The Biden administration should assess whether private insurers need a federal assistance to help cover losses from cyberattacks on electricity grids, banks, pipelines and other critical infrastructure, a government watchdog said.
Private insurers have increasingly sought to reduce their exposure to cyberattack claims through policy exclusions and higher premiums, creating potential gaps in coverage against ransomware and data breach risks that could result in “catastrophic losses and risk to national security,” the Government Accountability Office said in a report.
The report recommended that the Treasury and Homeland Security departments jointly conduct the study to help an insurance market that may be “unable or unwilling to provide very large amounts of coverage” for risks that are “hard to estimate or might have never occurred before.”

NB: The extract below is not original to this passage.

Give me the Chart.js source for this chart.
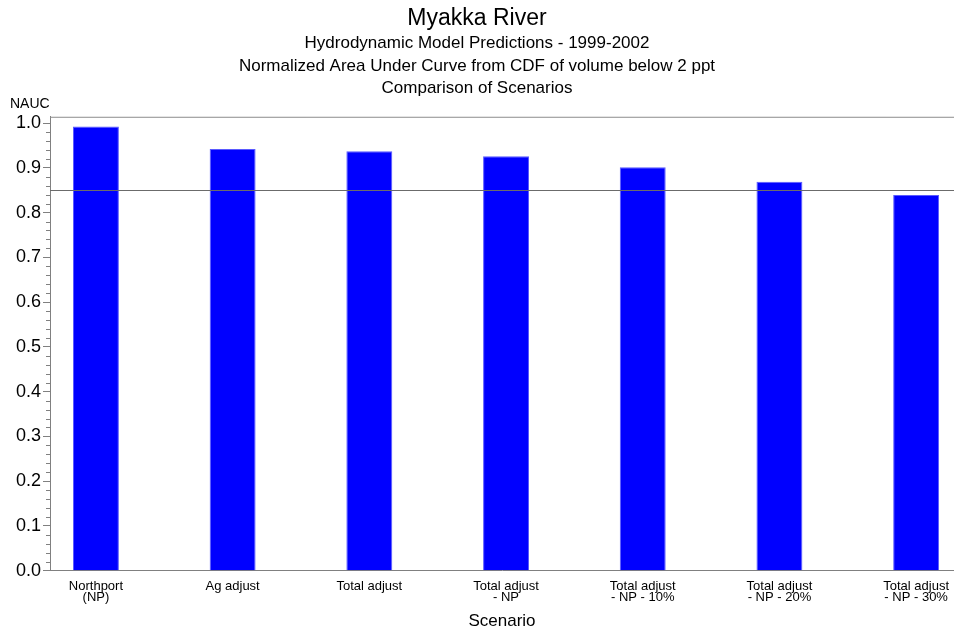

Federal agencies at the Treasury and Homeland Security departments “have not assessed the extent to which risks to critical infrastructure from catastrophic cyber incidents and potential financial exposures warrant a federal insurance response,” the report said.
The GAO pointed to a 2021 cyberattack on the Georgia-based Colonial Pipeline Co., which temporarily halted operations at a major pipeline that carries energy shipments between the Gulf Coast and the Northeast.

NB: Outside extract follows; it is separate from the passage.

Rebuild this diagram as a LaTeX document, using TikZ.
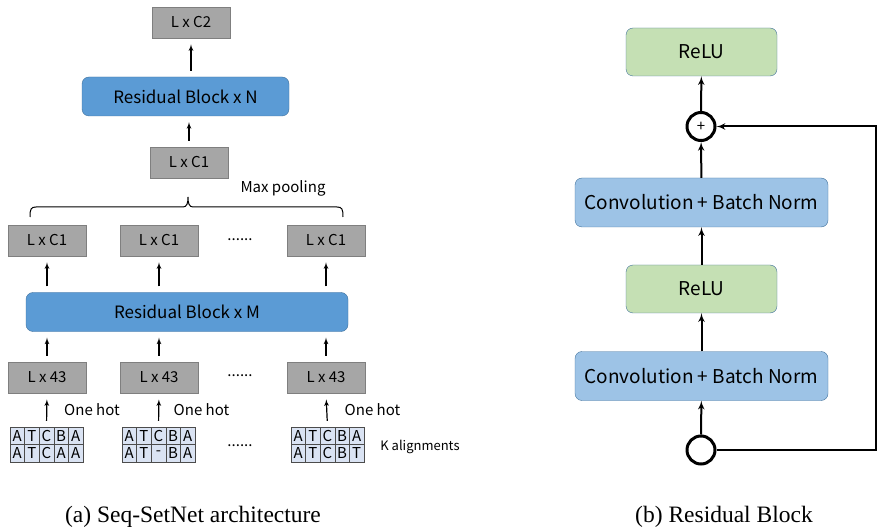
\documentclass[tikz,border=0pt]{standalone}
\usepackage{fontspec}
\setmainfont{Liberation Serif}
\setsansfont{Noto Sans CJK SC}
\usepackage{tikz}
\usetikzlibrary{shapes,arrows}
\definecolor{boxgray}{HTML}{A6A6A6}
\definecolor{boxedge}{HTML}{7F7F7F}
\definecolor{resblue}{HTML}{5B9BD5}
\definecolor{resedge}{HTML}{41719C}
\definecolor{convblue}{HTML}{9DC3E6}
\definecolor{relugreen}{HTML}{C5E0B4}
\definecolor{cellblue}{HTML}{DAE3F3}
\tikzstyle{feat} = [rectangle, draw=boxedge, fill=boxgray, inner sep=0pt, line width=0.8pt,
    minimum width=78pt, minimum height=31pt, font=\sffamily\fontsize{15}{18}\selectfont]
\tikzstyle{res} = [rectangle, draw=resedge, fill=resblue, rounded corners=7pt,
    inner sep=0pt, minimum height=39pt, font=\sffamily\fontsize{17}{20}\selectfont]
\tikzstyle{conv} = [rectangle, draw=resedge, fill=convblue, rounded corners=7pt,
    inner sep=0pt, minimum width=253pt, minimum height=49pt, font=\sffamily\fontsize{19}{24}\selectfont]
\tikzstyle{relu} = [rectangle, draw=resedge, fill=relugreen, rounded corners=7pt,
    inner sep=0pt, minimum width=151pt, minimum height=48pt, font=\sffamily\fontsize{19}{24}\selectfont]
\tikzstyle{sum} = [circle, draw, line width=3pt, minimum size=28pt, inner sep=0pt]
\tikzstyle{cell} = [rectangle, draw=black!70, fill=cellblue, inner sep=0pt,
    minimum width=14.6pt, minimum height=17.5pt, font=\sffamily\fontsize{15}{15}\selectfont]
\tikzstyle{note} = [font=\sffamily\fontsize{15}{18}\selectfont]
\tikzstyle{caption} = [font=\fontsize{23.5}{28}\selectfont]
\tikzstyle{line} = [draw, -latex', line width=1.2pt, shorten >=6pt, shorten <=6pt]
\tikzstyle{link} = [draw, -latex', line width=2pt]

\begin{document}
\begin{tikzpicture}[x=1pt, y=-1pt]
    \useasboundingbox (0,0) rectangle (878,529);
    % Place nodes (left)
    \node [feat] (out) at (191,22.5) {L x C2};
    \node [res, minimum width=207pt] (resN) at (185.5,96.5) {Residual Block x N};
    \node [feat] (pool) at (189,162.5) {L x C1};
    \node [note] (maxp) at (283,188) {Max pooling};
    \node [feat] (lc1) at (47,240.5) {L x C1};
    \node [feat] (lc2) at (159,240.5) {L x C1};
    \node [feat] (lc3) at (326,240.5) {L x C1};
    \node [note] (dots1) at (240,240) {......};
    \node [res, minimum width=322pt] (resM) at (187,312) {Residual Block x M};
    \node [feat] (in1) at (47,377.5) {L x 43};
    \node [feat] (in2) at (159,377.5) {L x 43};
    \node [feat] (in3) at (326,377.5) {L x 43};
    \node [note] (dots2) at (240,376) {......};
    \node [note] (hot1) at (92,410) {One hot};
    \node [note] (hot2) at (201.5,410) {One hot};
    \node [note] (hot3) at (372.5,410) {One hot};
    % alignments
    \foreach \g/\x/\ba/\bb/\bc/\bd/\be in {1/10/A/T/C/A/A, 2/122/A/T/-/B/A, 3/291/A/T/C/B/T} {
        \foreach \c/\t in {1/A,2/T,3/C,4/B,5/A}
            \node [cell] (a\g-1-\c) at ({\x+(\c-0.5)*14.6},435.75) {\t};
        \foreach \c/\t in {1/\ba,2/\bb,3/\bc,4/\bd,5/\be}
            \node [cell] (a\g-2-\c) at ({\x+(\c-0.5)*14.6},453.25) {\t};
    }
    \node [note] (dots3) at (240,446) {......};
    \node [note, font=\sffamily\fontsize{13}{16}\selectfont] (kal) at (420,447) {K alignments};
    \node [caption] (capa) at (193,517) {(a) Seq-SetNet architecture};
    % brace for max pooling
    \coordinate (bl) at (30,217);
    \coordinate (bm) at (188,197);
    \coordinate (br) at (343,217);
    \draw [line width=1pt] (bl) .. controls (30,209) and (31,207) .. (36,207) -- (183,207)
        .. controls (187,207) and (188,203) .. (bm)
        .. controls (188,203) and (189,207) .. (193,207) -- (337,207)
        .. controls (342,207) and (343,209) .. (br);
    % Draw edges (left)
    \path [line] (out.south |- resN.north) -- (out.south);
    \path [line] (pool.north) -- (pool.north |- resN.south);
    \foreach \i in {1,2,3} {
        \path [line] (a\i-1-3.north) -- (in\i.south);
        \path [line] (in\i.north) -- (in\i.north |- resM.south);
        \path [line] (lc\i.south |- resM.north) -- (lc\i.south);
    }
    % Place nodes (right)
    \node [relu] (relu1) at (701.5,52) {ReLU};
    \node [sum, font=\sffamily\fontsize{15}{15}\selectfont] (plus) at (701,126.5) {+};
    \node [conv] (conv1) at (701.5,202.5) {Convolution + Batch Norm};
    \node [relu] (relu2) at (701.5,289) {ReLU};
    \node [conv] (conv2) at (701.5,376) {Convolution + Batch Norm};
    \node [sum] (inp) at (701,450) {};
    \coordinate (skip) at (876,450);
    \node [caption] (capb) at (724,517) {(b) Residual Block};
    % Draw edges (right)
    \path [link] (inp) -- (conv2);
    \path [link] (conv2) -- (relu2);
    \path [link] (relu2) -- (conv1);
    \path [link] (conv1) -- (plus);
    \path [link] (plus) -- (relu1);
    \path [link] (inp) -- (skip) |- (plus);
\end{tikzpicture}
\end{document}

“There is a kind of a realization that cyberattacks can cause systemic damage and disruption to the economy,” said Dan Garcia-Diaz, the managing director of the financial markets and community investment team at the GAO. “And as a result, insurers are starting to take steps to limit their exposure to these losses.”
A surge in remote work due to the coronavirus pandemic could leave industries more vulnerable to cyberattacks, he said.

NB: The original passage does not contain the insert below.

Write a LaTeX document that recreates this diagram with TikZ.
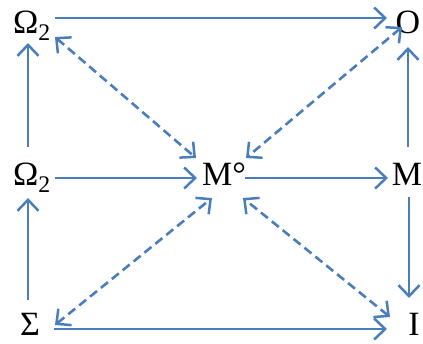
\documentclass[tikz,border=0pt]{standalone}
\usepackage{fontspec}
\setmainfont{Liberation Serif}
\usetikzlibrary{arrows.meta,positioning}
\definecolor{lineblue}{RGB}{74,126,187}

\begin{document}
\begin{tikzpicture}[x=1pt,y=-1pt,
    obj/.style={font=\fontsize{34}{40}\selectfont, inner sep=0pt, outer sep=0pt, text height=24pt, text depth=2pt},
    arr/.style={-{Straight Barb[length=11pt,width=21pt,line width=2.5pt]}, line width=2.6pt, lineblue},
    darr/.style={{Straight Barb[length=11pt,width=21pt,line width=2.5pt]}-{Straight Barb[length=11pt,width=21pt,line width=2.5pt]}, line width=2.6pt, lineblue, dash pattern=on 9pt off 5pt}
]
\useasboundingbox (0,0) rectangle (423,343);
\node[obj] (omtop) at (32,22) {Ω\textsubscript{2}};
\node[obj] (out) at (408,22) {O};
\node[obj] (ommid) at (32,174) {Ω\textsubscript{2}};
\node[obj] (mcirc) at (224,174) {M°};
\node[obj] (mm) at (407,174) {M};
\node[obj] (sig) at (30,324) {Σ};
\node[obj] (inp) at (414,324) {I};

% solid arrows
\draw[arr] ([shift={(23,-4)}]omtop.center) -- ([shift={(-21,-4)}]out.center);
\draw[arr] ([shift={(23,4)}]ommid.center) -- ([shift={(-27,4)}]mcirc.center);
\draw[arr] ([shift={(21,4)}]mcirc.center) -- ([shift={(-19,4)}]mm.center);
\draw[arr] ([shift={(24,5)}]sig.center) -- ([shift={(-27,5)}]inp.center);
\draw[arr] ([shift={(-4,-27)}]ommid.center) -- ([shift={(-4,21)}]omtop.center);
\draw[arr] ([shift={(-2,-24)}]sig.center) -- ([shift={(-4,24)}]ommid.center);
\draw[arr] ([shift={(1,-27)}]mm.center) -- ([shift={(0,25)}]out.center);
\draw[arr] ([shift={(2,23)}]mm.center) -- ([shift={(-5,-26)}]inp.center);

% dashed two-way arrows
\draw[darr] ([shift={(23,15)}]omtop.center) -- ([shift={(-28,-16)}]mcirc.center);
\draw[darr] ([shift={(-6,5)}]out.center) -- ([shift={(22,-16)}]mcirc.center);
\draw[darr] ([shift={(25,1)}]sig.center) -- ([shift={(-12,24)}]mcirc.center);
\draw[darr] ([shift={(-24,-7)}]inp.center) -- ([shift={(19,24)}]mcirc.center);
\end{tikzpicture}
\end{document}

“The ever-expanding kind of reliance on IT systems and networking has created more points in a network that attackers can try to enter and compromise the system,” Garcia-Diaz said.
Cyberattacks often don’t meet the criteria to be covered by the Terrorism Risk Insurance Act, a post-9/11 law that created a cost-share arrangement between the government and private insurance companies. To be covered by the program, an attack must be certified as a terrorism act by the Treasury Secretary.